▶ [JOB]: Your task is to transcribe all of the data below exactly, omitting the images.

▶ [DATA LINES]:
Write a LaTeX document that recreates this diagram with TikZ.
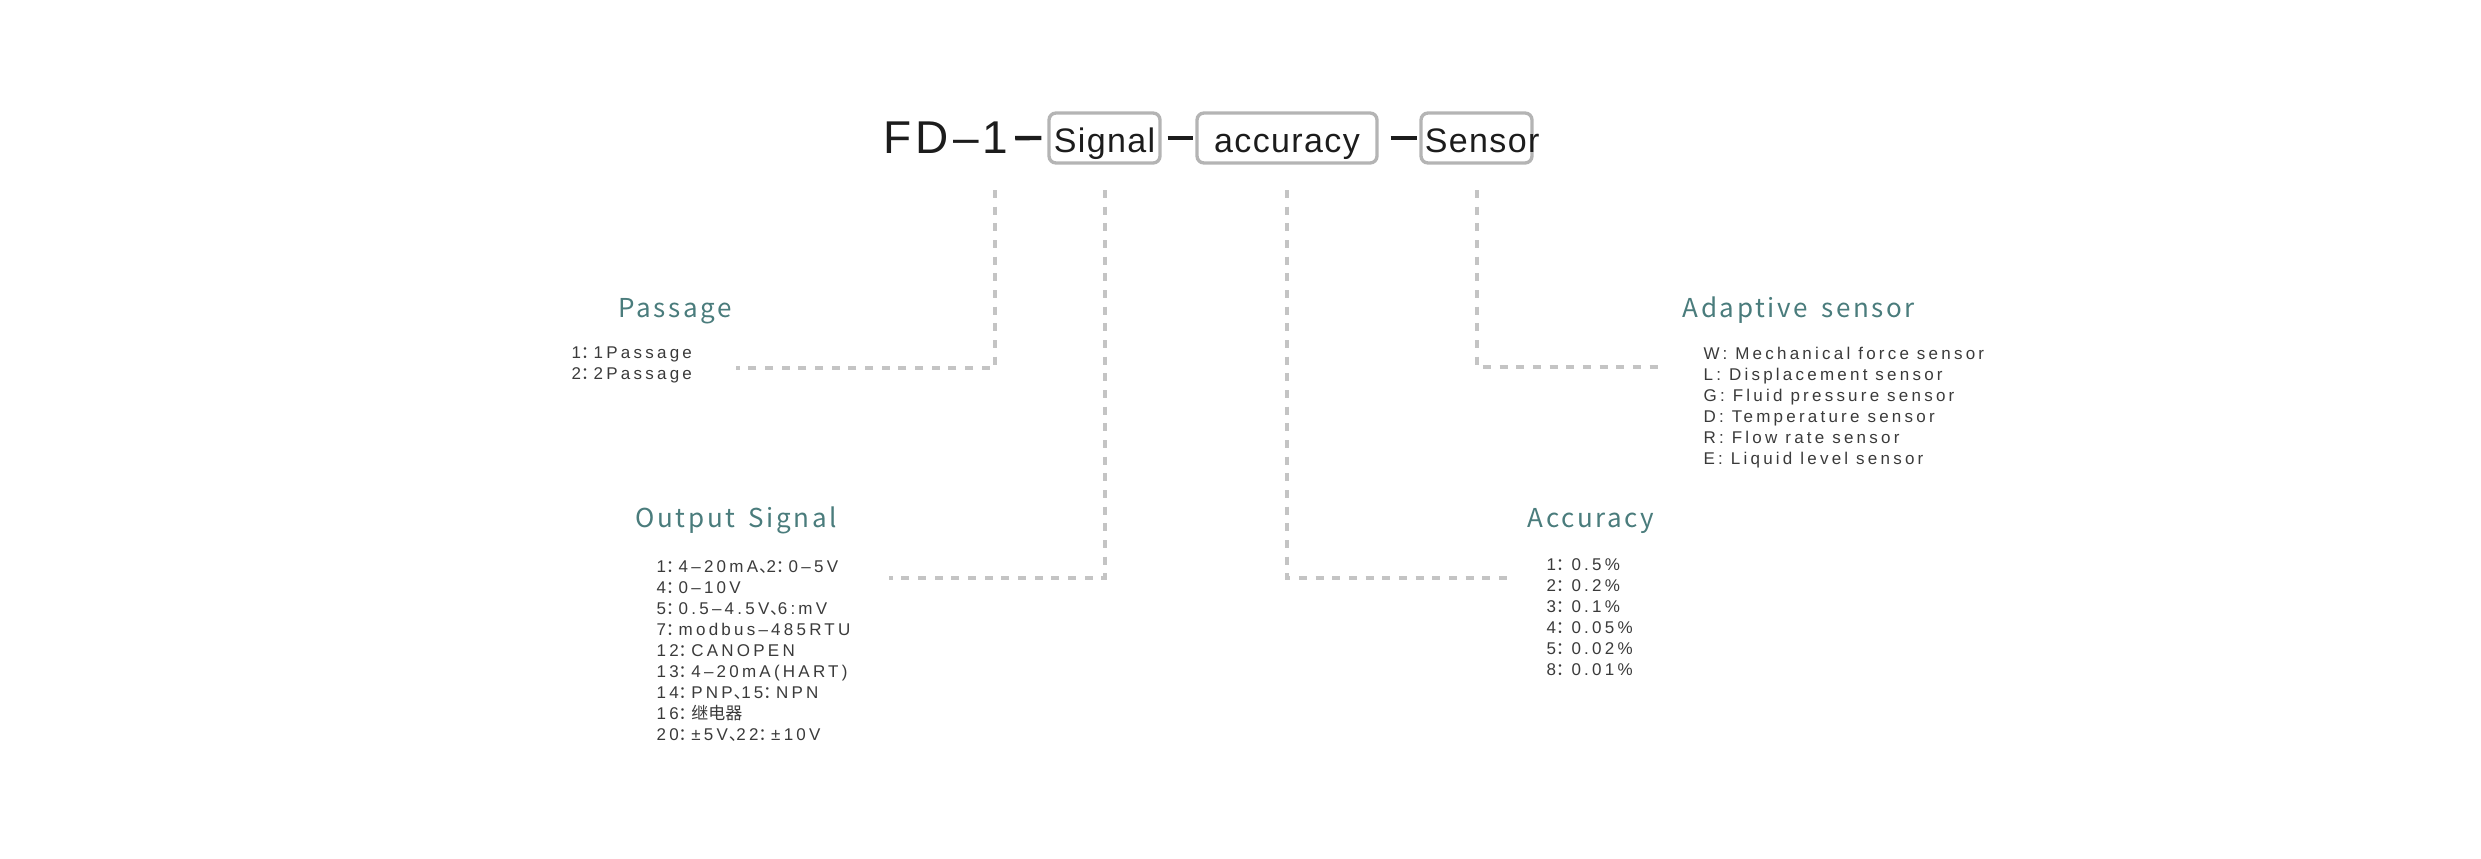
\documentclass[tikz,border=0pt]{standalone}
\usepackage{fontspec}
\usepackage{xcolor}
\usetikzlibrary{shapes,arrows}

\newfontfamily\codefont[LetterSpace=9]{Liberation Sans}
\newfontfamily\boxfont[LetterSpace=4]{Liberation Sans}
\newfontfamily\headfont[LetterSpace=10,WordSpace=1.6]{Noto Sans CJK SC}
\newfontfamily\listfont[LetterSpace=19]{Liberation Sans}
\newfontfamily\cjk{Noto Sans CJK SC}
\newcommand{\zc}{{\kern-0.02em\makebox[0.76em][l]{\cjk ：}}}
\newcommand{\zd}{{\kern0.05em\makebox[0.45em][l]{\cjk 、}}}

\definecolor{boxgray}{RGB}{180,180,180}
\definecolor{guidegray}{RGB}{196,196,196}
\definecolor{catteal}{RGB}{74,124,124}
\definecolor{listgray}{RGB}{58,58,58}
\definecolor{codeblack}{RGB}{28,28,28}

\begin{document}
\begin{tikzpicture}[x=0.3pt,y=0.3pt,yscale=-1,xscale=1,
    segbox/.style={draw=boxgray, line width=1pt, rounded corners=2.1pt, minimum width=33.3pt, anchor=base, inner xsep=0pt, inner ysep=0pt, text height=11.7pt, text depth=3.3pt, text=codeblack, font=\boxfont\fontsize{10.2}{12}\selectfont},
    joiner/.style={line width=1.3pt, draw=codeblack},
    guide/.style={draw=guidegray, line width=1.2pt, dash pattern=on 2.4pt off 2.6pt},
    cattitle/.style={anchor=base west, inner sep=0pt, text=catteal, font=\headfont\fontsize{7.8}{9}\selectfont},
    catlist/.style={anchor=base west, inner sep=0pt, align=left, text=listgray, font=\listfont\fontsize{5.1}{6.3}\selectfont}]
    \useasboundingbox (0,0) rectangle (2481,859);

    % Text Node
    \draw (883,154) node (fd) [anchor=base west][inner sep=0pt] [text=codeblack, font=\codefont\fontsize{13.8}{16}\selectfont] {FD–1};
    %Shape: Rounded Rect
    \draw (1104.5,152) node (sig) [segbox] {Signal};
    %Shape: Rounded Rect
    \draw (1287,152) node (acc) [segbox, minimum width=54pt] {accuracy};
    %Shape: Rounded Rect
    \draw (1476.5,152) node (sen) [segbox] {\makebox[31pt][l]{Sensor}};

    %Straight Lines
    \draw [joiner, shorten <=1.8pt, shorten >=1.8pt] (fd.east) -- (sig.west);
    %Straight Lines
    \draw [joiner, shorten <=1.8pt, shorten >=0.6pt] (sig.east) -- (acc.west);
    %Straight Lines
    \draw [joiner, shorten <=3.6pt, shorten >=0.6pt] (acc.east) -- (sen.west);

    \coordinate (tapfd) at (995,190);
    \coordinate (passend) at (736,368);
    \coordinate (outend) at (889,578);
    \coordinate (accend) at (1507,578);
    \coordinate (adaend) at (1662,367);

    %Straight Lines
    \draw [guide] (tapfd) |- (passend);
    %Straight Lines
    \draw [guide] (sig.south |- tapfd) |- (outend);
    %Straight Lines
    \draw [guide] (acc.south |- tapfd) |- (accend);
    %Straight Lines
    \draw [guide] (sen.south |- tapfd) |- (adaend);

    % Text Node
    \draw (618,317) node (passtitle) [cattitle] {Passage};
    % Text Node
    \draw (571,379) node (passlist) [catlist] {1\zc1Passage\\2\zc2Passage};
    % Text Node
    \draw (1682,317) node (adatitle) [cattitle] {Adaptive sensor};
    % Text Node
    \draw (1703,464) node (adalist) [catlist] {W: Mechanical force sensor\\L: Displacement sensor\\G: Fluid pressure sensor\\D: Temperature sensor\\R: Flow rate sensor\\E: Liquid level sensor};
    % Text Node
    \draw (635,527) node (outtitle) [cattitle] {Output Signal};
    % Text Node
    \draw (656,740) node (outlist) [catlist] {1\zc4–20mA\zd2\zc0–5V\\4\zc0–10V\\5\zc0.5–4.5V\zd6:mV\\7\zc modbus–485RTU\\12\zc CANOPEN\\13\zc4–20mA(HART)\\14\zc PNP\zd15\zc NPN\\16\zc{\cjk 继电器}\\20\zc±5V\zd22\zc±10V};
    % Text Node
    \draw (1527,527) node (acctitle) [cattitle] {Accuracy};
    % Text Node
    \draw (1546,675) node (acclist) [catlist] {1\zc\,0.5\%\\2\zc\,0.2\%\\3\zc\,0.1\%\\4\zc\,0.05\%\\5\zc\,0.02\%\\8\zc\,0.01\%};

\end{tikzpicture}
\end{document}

▶ [WRITTEN RESPONSE]:
Write a LaTeX document that recreates this diagram with TikZ.
\documentclass[tikz,border=0pt]{standalone}
\usepackage{fontspec}
\usepackage{xcolor}
\usetikzlibrary{shapes,arrows}

\newfontfamily\codefont[LetterSpace=9]{Liberation Sans}
\newfontfamily\boxfont[LetterSpace=4]{Liberation Sans}
\newfontfamily\headfont[LetterSpace=10,WordSpace=1.6]{Noto Sans CJK SC}
\newfontfamily\listfont[LetterSpace=19]{Liberation Sans}
\newfontfamily\cjk{Noto Sans CJK SC}
\newcommand{\zc}{{\kern-0.02em\makebox[0.76em][l]{\cjk ：}}}
\newcommand{\zd}{{\kern0.05em\makebox[0.45em][l]{\cjk 、}}}

\definecolor{boxgray}{RGB}{180,180,180}
\definecolor{guidegray}{RGB}{196,196,196}
\definecolor{catteal}{RGB}{74,124,124}
\definecolor{listgray}{RGB}{58,58,58}
\definecolor{codeblack}{RGB}{28,28,28}

\begin{document}
\begin{tikzpicture}[x=0.3pt,y=0.3pt,yscale=-1,xscale=1,
    segbox/.style={draw=boxgray, line width=1pt, rounded corners=2.1pt, minimum width=33.3pt, anchor=base, inner xsep=0pt, inner ysep=0pt, text height=11.7pt, text depth=3.3pt, text=codeblack, font=\boxfont\fontsize{10.2}{12}\selectfont},
    joiner/.style={line width=1.3pt, draw=codeblack},
    guide/.style={draw=guidegray, line width=1.2pt, dash pattern=on 2.4pt off 2.6pt},
    cattitle/.style={anchor=base west, inner sep=0pt, text=catteal, font=\headfont\fontsize{7.8}{9}\selectfont},
    catlist/.style={anchor=base west, inner sep=0pt, align=left, text=listgray, font=\listfont\fontsize{5.1}{6.3}\selectfont}]
    \useasboundingbox (0,0) rectangle (2481,859);

    % Text Node
    \draw (883,154) node (fd) [anchor=base west][inner sep=0pt] [text=codeblack, font=\codefont\fontsize{13.8}{16}\selectfont] {FD–1};
    %Shape: Rounded Rect
    \draw (1104.5,152) node (sig) [segbox] {Signal};
    %Shape: Rounded Rect
    \draw (1287,152) node (acc) [segbox, minimum width=54pt] {accuracy};
    %Shape: Rounded Rect
    \draw (1476.5,152) node (sen) [segbox] {\makebox[31pt][l]{Sensor}};

    %Straight Lines
    \draw [joiner, shorten <=1.8pt, shorten >=1.8pt] (fd.east) -- (sig.west);
    %Straight Lines
    \draw [joiner, shorten <=1.8pt, shorten >=0.6pt] (sig.east) -- (acc.west);
    %Straight Lines
    \draw [joiner, shorten <=3.6pt, shorten >=0.6pt] (acc.east) -- (sen.west);

    \coordinate (tapfd) at (995,190);
    \coordinate (passend) at (736,368);
    \coordinate (outend) at (889,578);
    \coordinate (accend) at (1507,578);
    \coordinate (adaend) at (1662,367);

    %Straight Lines
    \draw [guide] (tapfd) |- (passend);
    %Straight Lines
    \draw [guide] (sig.south |- tapfd) |- (outend);
    %Straight Lines
    \draw [guide] (acc.south |- tapfd) |- (accend);
    %Straight Lines
    \draw [guide] (sen.south |- tapfd) |- (adaend);

    % Text Node
    \draw (618,317) node (passtitle) [cattitle] {Passage};
    % Text Node
    \draw (571,379) node (passlist) [catlist] {1\zc1Passage\\2\zc2Passage};
    % Text Node
    \draw (1682,317) node (adatitle) [cattitle] {Adaptive sensor};
    % Text Node
    \draw (1703,464) node (adalist) [catlist] {W: Mechanical force sensor\\L: Displacement sensor\\G: Fluid pressure sensor\\D: Temperature sensor\\R: Flow rate sensor\\E: Liquid level sensor};
    % Text Node
    \draw (635,527) node (outtitle) [cattitle] {Output Signal};
    % Text Node
    \draw (656,740) node (outlist) [catlist] {1\zc4–20mA\zd2\zc0–5V\\4\zc0–10V\\5\zc0.5–4.5V\zd6:mV\\7\zc modbus–485RTU\\12\zc CANOPEN\\13\zc4–20mA(HART)\\14\zc PNP\zd15\zc NPN\\16\zc{\cjk 继电器}\\20\zc±5V\zd22\zc±10V};
    % Text Node
    \draw (1527,527) node (acctitle) [cattitle] {Accuracy};
    % Text Node
    \draw (1546,675) node (acclist) [catlist] {1\zc\,0.5\%\\2\zc\,0.2\%\\3\zc\,0.1\%\\4\zc\,0.05\%\\5\zc\,0.02\%\\8\zc\,0.01\%};

\end{tikzpicture}
\end{document}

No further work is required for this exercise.